:: Direction ::
Retype the lines beneath this one, from the first through the line containing "from matplotlib.patches import Rectangle". Pictures are left out.

=====

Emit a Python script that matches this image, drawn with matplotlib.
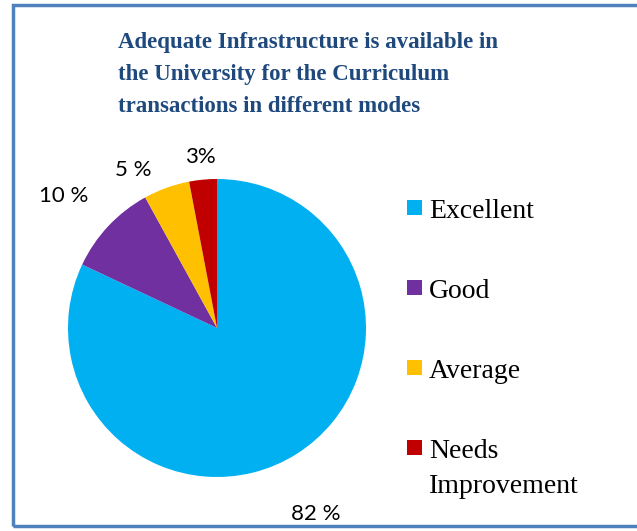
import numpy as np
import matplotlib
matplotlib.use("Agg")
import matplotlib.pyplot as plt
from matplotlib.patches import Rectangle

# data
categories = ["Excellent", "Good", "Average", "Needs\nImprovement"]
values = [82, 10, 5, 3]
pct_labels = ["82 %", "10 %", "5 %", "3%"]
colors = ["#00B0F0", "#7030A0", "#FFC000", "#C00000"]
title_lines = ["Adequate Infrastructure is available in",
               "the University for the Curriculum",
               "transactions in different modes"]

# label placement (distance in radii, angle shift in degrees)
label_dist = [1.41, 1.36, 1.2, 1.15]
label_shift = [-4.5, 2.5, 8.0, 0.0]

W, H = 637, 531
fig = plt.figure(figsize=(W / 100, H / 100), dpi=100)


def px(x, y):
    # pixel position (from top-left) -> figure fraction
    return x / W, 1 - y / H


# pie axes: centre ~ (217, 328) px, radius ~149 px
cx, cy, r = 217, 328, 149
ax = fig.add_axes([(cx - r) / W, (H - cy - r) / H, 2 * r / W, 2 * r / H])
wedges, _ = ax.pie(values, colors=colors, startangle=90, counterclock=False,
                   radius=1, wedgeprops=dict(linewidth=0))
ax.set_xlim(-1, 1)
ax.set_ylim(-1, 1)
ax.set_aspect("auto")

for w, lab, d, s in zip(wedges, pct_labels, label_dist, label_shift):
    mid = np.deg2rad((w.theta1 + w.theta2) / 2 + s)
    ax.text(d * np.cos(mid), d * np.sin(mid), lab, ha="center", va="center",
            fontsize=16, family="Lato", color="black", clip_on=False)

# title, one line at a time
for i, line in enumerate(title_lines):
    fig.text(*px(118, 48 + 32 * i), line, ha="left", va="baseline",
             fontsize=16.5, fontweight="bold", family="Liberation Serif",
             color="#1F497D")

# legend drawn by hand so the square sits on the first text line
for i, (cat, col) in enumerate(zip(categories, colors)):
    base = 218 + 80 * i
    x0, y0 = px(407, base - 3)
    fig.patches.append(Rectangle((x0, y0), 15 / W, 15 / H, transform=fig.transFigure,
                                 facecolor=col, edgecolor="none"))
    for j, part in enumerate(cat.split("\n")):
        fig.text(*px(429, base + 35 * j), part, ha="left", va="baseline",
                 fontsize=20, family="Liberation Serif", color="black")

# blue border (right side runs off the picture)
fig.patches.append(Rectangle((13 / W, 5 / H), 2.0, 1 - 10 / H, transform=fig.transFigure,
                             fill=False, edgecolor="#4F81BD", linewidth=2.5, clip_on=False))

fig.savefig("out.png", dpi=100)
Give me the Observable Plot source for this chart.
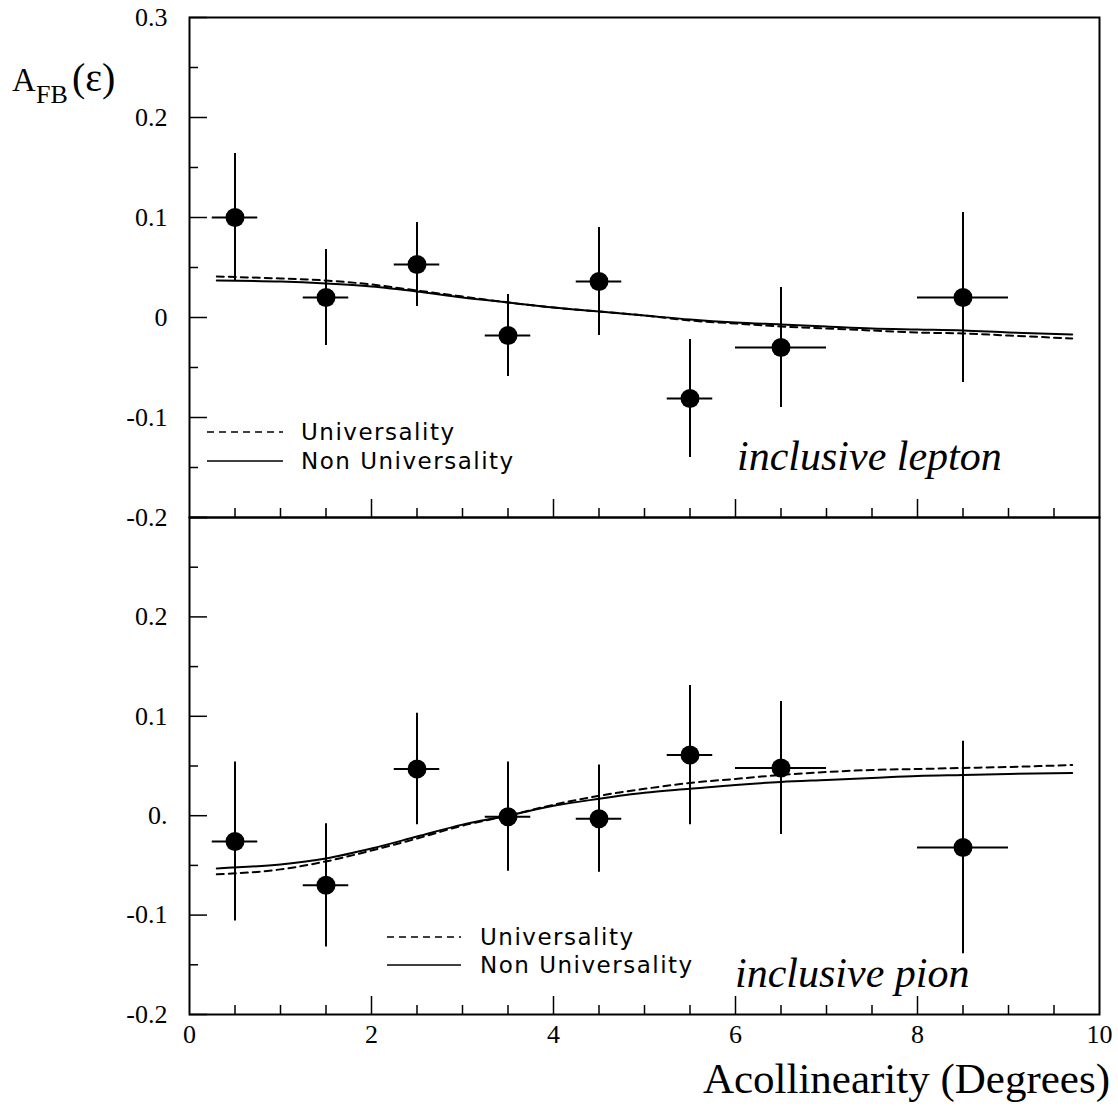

=====

:: Response to this task ::
Emit a Python script that matches this image, drawn with matplotlib.
import numpy as np
import matplotlib
matplotlib.use("Agg")
import matplotlib.pyplot as plt
from matplotlib.patches import Rectangle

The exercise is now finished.